▶ _Short problem_:
Set down, exactly as written, the lines from the top of the data to the line that holds "(11,14) rectangle (1554,951);", and omit the pictures.

* * * * * * * * *

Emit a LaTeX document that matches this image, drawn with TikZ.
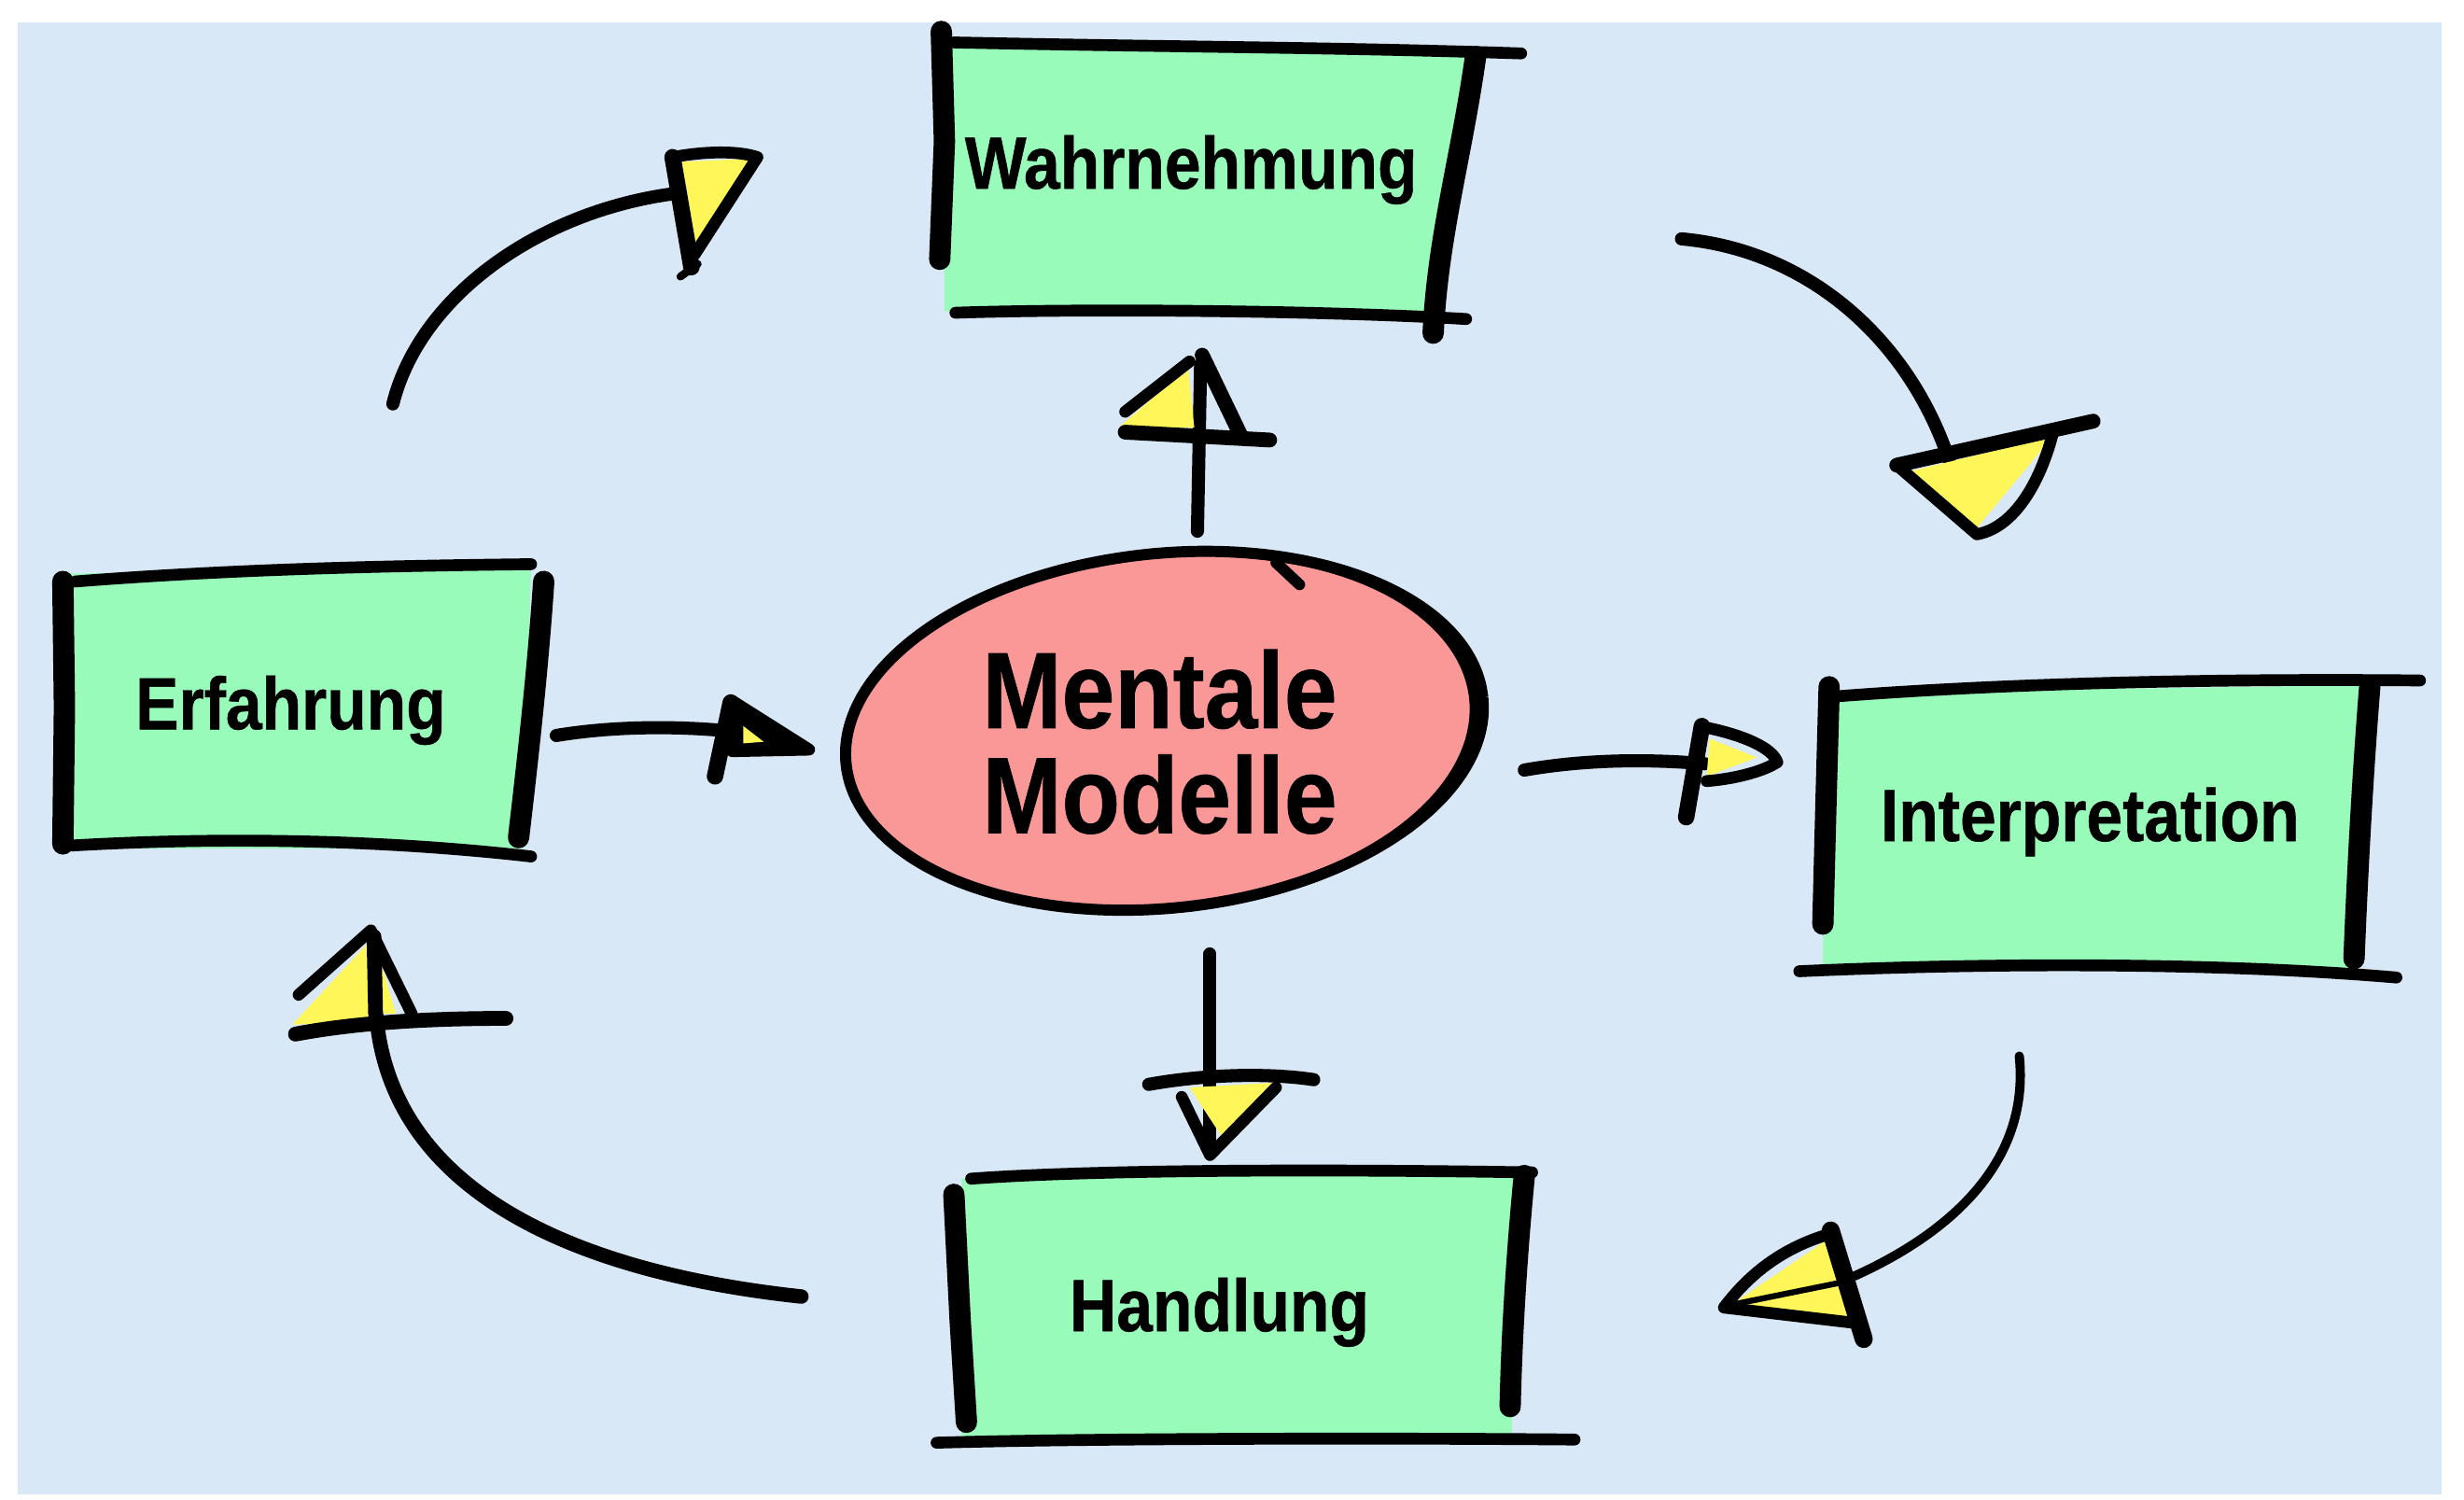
\documentclass[tikz,border=0pt]{standalone}
\usepackage{fontspec}
\setmainfont{Liberation Sans}[FakeStretch=0.88,BoldFeatures={FakeBold=0.6}]
\definecolor{bg}{HTML}{D8E8F7}
\definecolor{mint}{HTML}{98FBB9}
\definecolor{rose}{HTML}{FA9797}
\definecolor{hy}{HTML}{FFF65A}
\begin{document}
\begin{tikzpicture}[x=0.016837cm,y=-0.016837cm,
  bar/.style={line width=6.5pt,line cap=round,line join=round},
  rim/.style={line width=3.6pt,line cap=round},
  shaft/.style={line width=4pt,line cap=round},
  tipline/.style={line width=3.6pt,line cap=round,line join=round},
  lab/.style={font=\fontsize{22.5}{27}\selectfont\bfseries,inner sep=0pt},
  big/.style={font=\fontsize{33}{32}\selectfont\bfseries,inner sep=0pt,align=center},
  head/.style={fill=hy}]
\useasboundingbox (0,0) rectangle (1568,954);
\fill[white] (0,0) rectangle (1568,954);
\fill[bg] (11,14) rectangle (1554,951);

% ---------- Wahrnehmung ----------
\fill[mint] (601,24) -- (936,32) -- (910,198) -- (601,198) -- cycle;
\draw[bar] (599,20) -- (601,90) -- (598,165);
\draw[rim] (607,27) .. controls (750,30) and (850,30) .. (968,34);
\draw[bar] (939,36) .. controls (930,100) and (915,150) .. (912,212);
\draw[rim] (608,199) .. controls (700,196) and (850,198) .. (933,203);
\node[lab] (wahr) at (758,108) {Wahrnehmung};

% ---------- Erfahrung ----------
\fill[mint] (44,365) -- (338,360) -- (333,540) -- (44,540) -- cycle;
\draw[bar] (40,370) -- (41,450) -- (40,537);
\draw[rim] (48,370) .. controls (150,362) and (250,360) .. (338,359);
\draw[bar] (346,370) .. controls (342,430) and (335,490) .. (330,533);
\draw[rim] (46,538) .. controls (150,532) and (250,535) .. (338,545);
\node[lab] (erf) at (185,452) {Erfahrung};

% ---------- Interpretation ----------
\fill[mint] (1162,441) -- (1506,436) -- (1500,616) -- (1160,616) -- cycle;
\draw[bar] (1164,437) -- (1162,510) -- (1160,588);
\draw[rim] (1170,443) .. controls (1300,433) and (1450,432) .. (1540,433);
\draw[bar] (1508,437) .. controls (1503,500) and (1500,560) .. (1498,610);
\draw[rim] (1145,618) .. controls (1280,612) and (1420,613) .. (1525,622);
\node[lab] (interp) at (1330,523) {Interpretation};

% ---------- Handlung ----------
\fill[mint] (612,750) -- (968,747) -- (962,915) -- (612,915) -- cycle;
\draw[bar] (607,760) -- (611,840) -- (615,905);
\draw[rim] (618,750) .. controls (700,744) and (850,744) .. (975,746);
\draw[bar] (970,748) .. controls (965,800) and (962,850) .. (961,895);
\draw[rim] (596,918) .. controls (700,915) and (900,915) .. (1002,916);
\node[lab] (hand) at (776,835) {Handlung};

% ---------- Mentale Modelle ----------
\begin{scope}[shift={(741,465)},rotate=6]
  \draw[fill=rose,line width=3.4pt] plot[domain=0:360,samples=90,smooth cycle] ({203.7*cos(\x)}, {112.8*sin(\x)});
  \fill plot[domain=-75:75,samples=60] ({204*cos(\x)}, {112*sin(\x)})
     -- plot[domain=75:-75,samples=60] ({(200.5-5.5*cos(\x)^4)*cos(\x)}, {(109.5-5.5*cos(\x)^4)*sin(\x)}) -- cycle;
\end{scope}
\draw[line width=3.4pt,line cap=round] (812,358) -- (827,372);
\node[big] (mm) at (738,472) {Mentale\\Modelle};

% ---------- endpoints ----------
\coordinate (a1s) at (250,257);  \coordinate (a1e) at (440,122);
\coordinate (a2s) at (1070,152); \coordinate (a2e) at (1248,322);
\coordinate (a3s) at (1285,672); \coordinate (a3e) at (1180,812);
\coordinate (a4s) at (510,825);  \coordinate (a4e) at (239,640);
\coordinate (a5s) at (762,338);  \coordinate (a5e) at (764,232);
\coordinate (a6s) at (970,490);  \coordinate (a6e) at (1085,486);
\coordinate (a7s) at (770,607);  \coordinate (a7e) at (770,728);
\coordinate (a8s) at (354,468);  \coordinate (a8e) at (462,465);

% ---------- arrow 1: Erfahrung -> Wahrnehmung ----------
\draw[shaft] (a1s) .. controls (268,185) and (350,130) .. (a1e);
\fill[head] (432,103) -- (478,101) -- (441,160) -- cycle;
\draw[tipline,line width=5pt] (428,100) -- (440,170);
\draw[tipline] (428,100) .. controls (450,96) and (470,96) .. (482,100) -- (442,162);
\draw[tipline,line width=2.4pt] (433,176) -- (444,168);

% ---------- arrow 2: Wahrnehmung -> Interpretation ----------
\draw[shaft] (a2s) .. controls (1160,160) and (1230,230) .. (a2e);
\fill[head] (1215,300) -- (1306,278) -- (1258,336) -- cycle;
\draw[tipline,line width=4.5pt] (1207,296) -- (1332,268);
\draw[tipline] (1207,296) -- (1258,340) .. controls (1285,335) and (1300,300) .. (1306,277);

% ---------- arrow 3: Interpretation -> Handlung ----------
\draw[line width=2.8pt,line cap=round] (a3s) .. controls (1292,740) and (1240,785) .. (a3e);
\fill[head] (1164,788) -- (1180,845) -- (1099,832) -- cycle;
\draw[tipline,line width=5.5pt] (1165,783) -- (1186,852);
\draw[tipline] (1165,785) .. controls (1130,795) and (1110,815) .. (1097,832) -- (1182,842);
\draw[line width=1.8pt,line cap=round] (1103,830) -- (1172,816);

% ---------- arrow 4: Handlung -> Erfahrung ----------
\draw[shaft,line width=4.4pt] (a4s) .. controls (370,810) and (245,760) .. (a4e);
\fill[head] (186,652) -- (236,598) -- (238,650) -- cycle;
\fill[head] (243,615) -- (252,645) -- (243,645) -- cycle;
\draw[tipline] (190,633) -- (236,592) -- (262,645);
\draw[tipline,line width=4.5pt] (188,658) .. controls (230,650) and (280,648) .. (322,648);
\draw[tipline,line width=4.5pt] (238,596) -- (239,645);

% ---------- arrow 5: Mentale Modelle -> Wahrnehmung ----------
\draw[shaft] (a5s) -- (a5e);
\fill[head] (712,272) -- (756,234) -- (760,272) -- cycle;
\draw[tipline] (716,262) -- (757,230);
\draw[tipline,line width=4.5pt] (765,226) -- (790,278);
\draw[tipline,line width=4.5pt] (716,275) -- (808,280);

% ---------- arrow 6: Mentale Modelle -> Interpretation ----------
\draw[shaft] (a6s) .. controls (1010,483) and (1050,483) .. (a6e);
\fill[head] (1088,470) -- (1118,482) -- (1086,494) -- cycle;
\draw[tipline] (1086,463) .. controls (1110,468) and (1128,476) .. (1131,485) .. controls (1120,492) and (1100,496) .. (1086,497);
\draw[tipline,line width=5pt] (1083,462) -- (1073,520);

% ---------- arrow 7: Mentale Modelle -> Handlung ----------
\draw[shaft] (a7s) -- (a7e);
\fill[head] (757,692) -- (810,689) -- (778,724) -- cycle;
\draw[tipline,line width=4pt] (731,690) .. controls (770,683) and (810,683) .. (836,687);
\draw[tipline] (752,698) -- (770,735) -- (812,692);

% ---------- arrow 8: Erfahrung -> Mentale Modelle ----------
\draw[shaft] (a8s) .. controls (390,462) and (430,462) .. (a8e);
\fill[black] (466,446) -- (515,477) -- (458,480) -- cycle;
\fill[head] (473,462) -- (486,472) -- (473,473) -- cycle;
\draw[tipline] (466,446) -- (515,477) -- (466,478);
\draw[tipline,line width=5pt] (465,447) -- (455,494);
\end{tikzpicture}
\end{document}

* * * * * * * * *

▶ _Worked answer_:
Emit a LaTeX document that matches this image, drawn with TikZ.
\documentclass[tikz,border=0pt]{standalone}
\usepackage{fontspec}
\setmainfont{Liberation Sans}[FakeStretch=0.88,BoldFeatures={FakeBold=0.6}]
\definecolor{bg}{HTML}{D8E8F7}
\definecolor{mint}{HTML}{98FBB9}
\definecolor{rose}{HTML}{FA9797}
\definecolor{hy}{HTML}{FFF65A}
\begin{document}
\begin{tikzpicture}[x=0.016837cm,y=-0.016837cm,
  bar/.style={line width=6.5pt,line cap=round,line join=round},
  rim/.style={line width=3.6pt,line cap=round},
  shaft/.style={line width=4pt,line cap=round},
  tipline/.style={line width=3.6pt,line cap=round,line join=round},
  lab/.style={font=\fontsize{22.5}{27}\selectfont\bfseries,inner sep=0pt},
  big/.style={font=\fontsize{33}{32}\selectfont\bfseries,inner sep=0pt,align=center},
  head/.style={fill=hy}]
\useasboundingbox (0,0) rectangle (1568,954);
\fill[white] (0,0) rectangle (1568,954);
\fill[bg] (11,14) rectangle (1554,951);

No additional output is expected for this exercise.